Inner loop = short-term adaptation (fast gear)

This is your “working memory” mode:

quick adjustment,
immediate usefulness,
low commitment.

Like remembering a name you were just told (or forgetting it instantly, depending on the current version of the human model I’m running).

In model terms: a fast loop that can adapt in real time without doing a full retrain or destabilizing everything else.

Outer loop = long-term consolidation (slow gear)

This is the “sleep on it” mode:

integrate over time,
stabilize what matters,
merge it into durable capability.

In model terms: a slower loop that decides what the system should actually keep, and how it should be integrated into the core.

Why this matters

Previous generations of updates often forced a painful trade-off:

You teach the model something new…
…and risk overwriting something old.

Nested Learning separates these processes:

the fast gear grabs new info and makes it usable now,
the slow gear consolidates it safely later.
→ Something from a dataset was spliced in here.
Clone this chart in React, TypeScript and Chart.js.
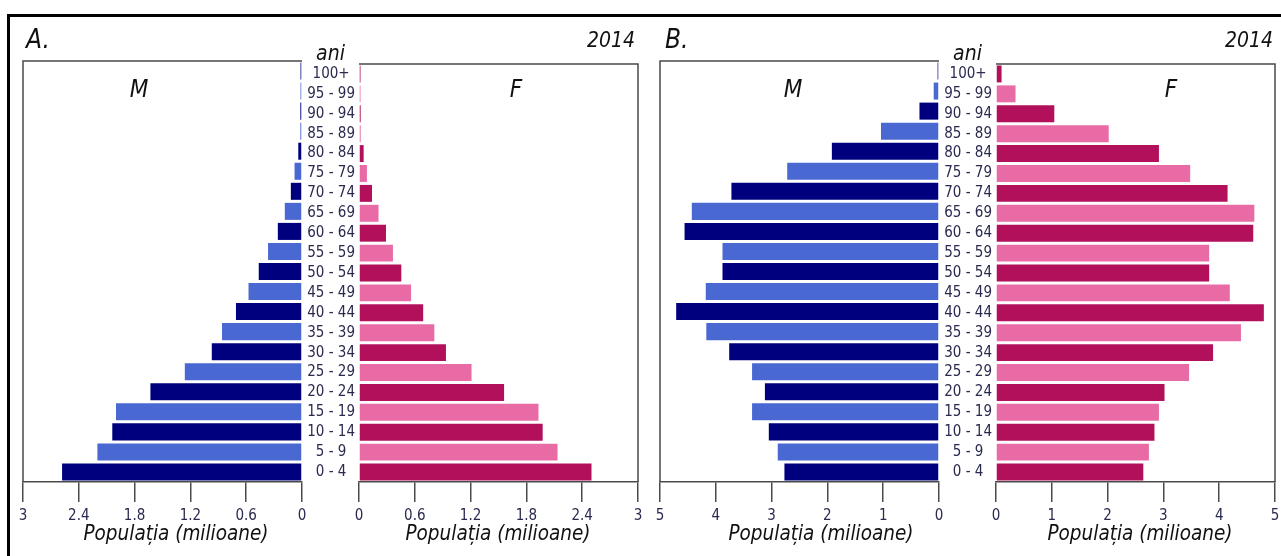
import React, { useEffect, useRef } from 'react';
import { Chart, registerables } from 'chart.js';

Chart.register(...registerables);

// ---------- data ----------
const ageGroups = [
  '0 - 4', '5 - 9', '10 - 14', '15 - 19', '20 - 24', '25 - 29', '30 - 34',
  '35 - 39', '40 - 44', '45 - 49', '50 - 54', '55 - 59', '60 - 64', '65 - 69',
  '70 - 74', '75 - 79', '80 - 84', '85 - 89', '90 - 94', '95 - 99', '100+',
];

// Panel A (milioane)
const maleA = [
  2.58, 2.2, 2.04, 2.0, 1.63, 1.26, 0.97, 0.86, 0.71, 0.575, 0.465,
  0.365, 0.26, 0.185, 0.12, 0.08, 0.04, 0.018, 0.018, 0.016, 0.016,
];
const femaleA = [
  2.5, 2.135, 1.975, 1.93, 1.56, 1.21, 0.935, 0.81, 0.69, 0.56, 0.455,
  0.365, 0.29, 0.21, 0.14, 0.085, 0.05, 0.018, 0.018, 0.016, 0.016,
];

// Panel B (milioane)
const maleB = [
  2.77, 2.89, 3.05, 3.35, 3.12, 3.35, 3.76, 4.17, 4.71, 4.18, 3.88,
  3.88, 4.56, 4.43, 3.72, 2.72, 1.92, 1.04, 0.35, 0.095, 0.025,
];
const femaleB = [
  2.64, 2.74, 2.84, 2.92, 3.02, 3.46, 3.89, 4.39, 4.8, 4.19, 3.82,
  3.82, 4.61, 4.63, 4.15, 3.48, 2.92, 2.02, 1.045, 0.35, 0.1,
];

const axisMaxA = 3;
const axisStepA = 0.6;
const axisMaxB = 5;
const axisStepB = 1;

const panelLetters = ['A.', 'B.'];
const yearLabel = '2014';
const ageAxisLabel = 'ani';
const maleLabel = 'M';
const femaleLabel = 'F';
const xAxisTitle = 'Populația (milioane)';

// ---------- styles ----------
const DARK_BLUE = '#00007f';
const LIGHT_BLUE = '#4968d2';
const DARK_PINK = '#b2105b';
const LIGHT_PINK = '#e96ba6';
const LINE = '#4a4a4a';
const TICK_TEXT = '#2a2a50';
const NARROW = "'Liberation Sans Narrow', 'DejaVu Sans Condensed', sans-serif";
const COND = "'DejaVu Sans Condensed', 'DejaVu Sans', sans-serif";

const AREA_TOP = 61;
const AREA_H = 421;
const AXIS_H = 45;
const AGE_W = 57;

type Side = 'M' | 'F';

const framePlugin = (side: Side) => ({
  id: 'frame' + side,
  afterDraw(chart: any) {
    const { ctx, chartArea: a } = chart;
    ctx.save();
    ctx.strokeStyle = LINE;
    ctx.lineWidth = 1.5;
    ctx.beginPath();
    if (side === 'M') {
      ctx.moveTo(a.left, a.bottom);
      ctx.lineTo(a.left, a.top);
      ctx.lineTo(a.right, a.top);
    } else {
      ctx.moveTo(a.left, a.top);
      ctx.lineTo(a.right, a.top);
      ctx.lineTo(a.right, a.bottom);
    }
    ctx.stroke();
    ctx.restore();
  },
});

function Half(props: {
  values: number[];
  side: Side;
  max: number;
  step: number;
  areaLeft: number;
  areaWidth: number;
}) {
  const { values, side, max, step, areaLeft, areaWidth } = props;
  const ref = useRef<HTMLCanvasElement>(null);
  const padL = side === 'M' ? 15 : 5;
  const yW = side === 'F' ? AGE_W : 0;
  const padR = 15;
  const padT = 10;
  const padB = 5;
  const left = areaLeft - yW - padL;
  const top = AREA_TOP - padT;
  const width = padL + yW + areaWidth + padR;
  const height = padT + AREA_H + AXIS_H + padB;

  useEffect(() => {
    if (!ref.current) return;
    const colors = values.map((_, i) =>
      side === 'M' ? (i % 2 === 0 ? DARK_BLUE : LIGHT_BLUE) : i % 2 === 0 ? DARK_PINK : LIGHT_PINK
    );
    const yScale: any = {
      type: 'category',
      reverse: true,
      display: side === 'F',
      position: 'left',
      grid: { display: false, drawTicks: false },
      border: { display: false },
      ticks: {
        crossAlign: 'center',
        padding: 4,
        autoSkip: false,
        color: TICK_TEXT,
        font: { family: COND, size: 15 },
      },
    };
    if (side === 'F') {
      yScale.afterFit = (s: any) => {
        s.width = AGE_W;
      };
    }
    const chart = new Chart(ref.current, {
      type: 'bar',
      data: {
        labels: ageGroups,
        datasets: [
          {
            data: values,
            backgroundColor: colors,
            borderWidth: 0,
            barPercentage: 0.85,
            categoryPercentage: 1,
          },
        ],
      },
      options: {
        indexAxis: 'y',
        animation: false,
        responsive: false,
        layout: { padding: { left: padL, right: padR, top: padT, bottom: padB } },
        plugins: { legend: { display: false }, tooltip: { enabled: false } },
        scales: {
          x: {
            type: 'linear',
            min: 0,
            max,
            reverse: side === 'M',
            position: 'bottom',
            afterFit: (s: any) => {
              s.height = AXIS_H;
            },
            grid: {
              drawOnChartArea: false,
              drawTicks: true,
              tickLength: 20,
              color: LINE,
              lineWidth: 1.5,
            },
            border: { display: true, color: LINE, width: 1.5 },
            ticks: {
              stepSize: step,
              padding: 5,
              color: TICK_TEXT,
              maxRotation: 0,
              autoSkip: false,
              font: { family: COND, size: 15 },
              callback: (v: any) => String(Math.round(Number(v) * 10) / 10),
            },
          },
          y: yScale,
        },
      } as any,
      plugins: [framePlugin(side)],
    });
    return () => chart.destroy();
  }, []);

  return (
    <canvas
      ref={ref}
      width={width}
      height={height}
      style={{ position: 'absolute', left, top, width, height }}
    />
  );
}

function Txt(props: {
  text: string;
  x: number;
  baseline: number;
  fs: number;
  align?: 'left' | 'center' | 'right';
}) {
  const { text, x, baseline, fs, align = 'center' } = props;
  const style: React.CSSProperties = {
    position: 'absolute',
    top: baseline - 0.8465 * fs,
    fontFamily: NARROW,
    fontStyle: 'italic',
    fontSize: fs,
    lineHeight: 1,
    whiteSpace: 'nowrap',
    color: '#111',
  };
  if (align === 'left') style.left = x;
  else if (align === 'right') style.right = 1281 - x;
  else {
    style.left = x;
    style.transform = 'translateX(-50%)';
  }
  return <div style={style}>{text}</div>;
}

function Panel(props: {
  letter: string;
  male: number[];
  female: number[];
  max: number;
  step: number;
  mLeft: number;
  fLeft: number;
  mTitleX: number;
  fTitleX: number;
  mLabelX: number;
  fLabelX: number;
  yearRight: number;
  letterLeft: number;
}) {
  const p = props;
  const areaW = 279;
  const ageCenter = p.mLeft + areaW + AGE_W / 2;
  return (
    <>
      <Half values={p.male} side="M" max={p.max} step={p.step} areaLeft={p.mLeft} areaWidth={areaW} />
      <Half values={p.female} side="F" max={p.max} step={p.step} areaLeft={p.fLeft} areaWidth={areaW} />
      <Txt text={p.letter} x={p.letterLeft} baseline={48} fs={26} align="left" />
      <Txt text={yearLabel} x={p.yearRight} baseline={48} fs={21} align="right" />
      <Txt text={ageAxisLabel} x={ageCenter} baseline={61} fs={21} />
      <Txt text={maleLabel} x={p.mLabelX} baseline={97} fs={24} />
      <Txt text={femaleLabel} x={p.fLabelX} baseline={97} fs={24} />
      <Txt text={xAxisTitle} x={p.mTitleX} baseline={540} fs={20.5} />
      <Txt text={xAxisTitle} x={p.fTitleX} baseline={540} fs={20.5} />
    </>
  );
}

export default function App() {
  return (
    <div
      style={{
        position: 'absolute',
        left: 0,
        top: 0,
        width: 1281,
        height: 556,
        overflow: 'hidden',
        background: '#fff',
      }}
    >
      <div
        style={{
          position: 'absolute',
          left: 7,
          top: 14,
          width: 1320,
          height: 600,
          borderLeft: '3px solid #000',
          borderTop: '3px solid #000',
        }}
      />
      <Panel
        letter={panelLetters[0]}
        male={maleA}
        female={femaleA}
        max={axisMaxA}
        step={axisStepA}
        mLeft={23}
        fLeft={359}
        mTitleX={176}
        fTitleX={498}
        mLabelX={139}
        fLabelX={516}
        yearRight={635}
        letterLeft={26}
      />
      <Panel
        letter={panelLetters[1]}
        male={maleB}
        female={femaleB}
        max={axisMaxB}
        step={axisStepB}
        mLeft={660}
        fLeft={996}
        mTitleX={821}
        fTitleX={1140}
        mLabelX={793}
        fLabelX={1171}
        yearRight={1273}
        letterLeft={665}
      />
    </div>
  );
}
If this works at scale, it’s a path toward models that don’t just retrieve knowledge – they accumulate it, refine it, and improve through use.

And once you connect that back to:

DeepMind hiring Windsurf leadership + licensing Windsurf tech,
shipping Gemini 3 as their flagship multimodal model,
and releasing Antigravity as an agentic coding platform,

…it becomes pretty obvious:

They’re not just building a better assistant. They’re building the learning loop for agents.

Conclusion: The BOOM Moment

This is a massive moment. Honestly, it feels as impactful as the original discovery of Transformers -the foundation of the entire AI revolution and every modern Large Language Model.

We are moving away from static machines and toward something that actually evolves.

I mean my heart’s beating, my heart’s beating. My hands are shakin’, my hands are shakin’ but I’m still going because it’s actually happening. It’s remembering. BOOM. Continuous context. BOOM. Learning. We are officially in a new era.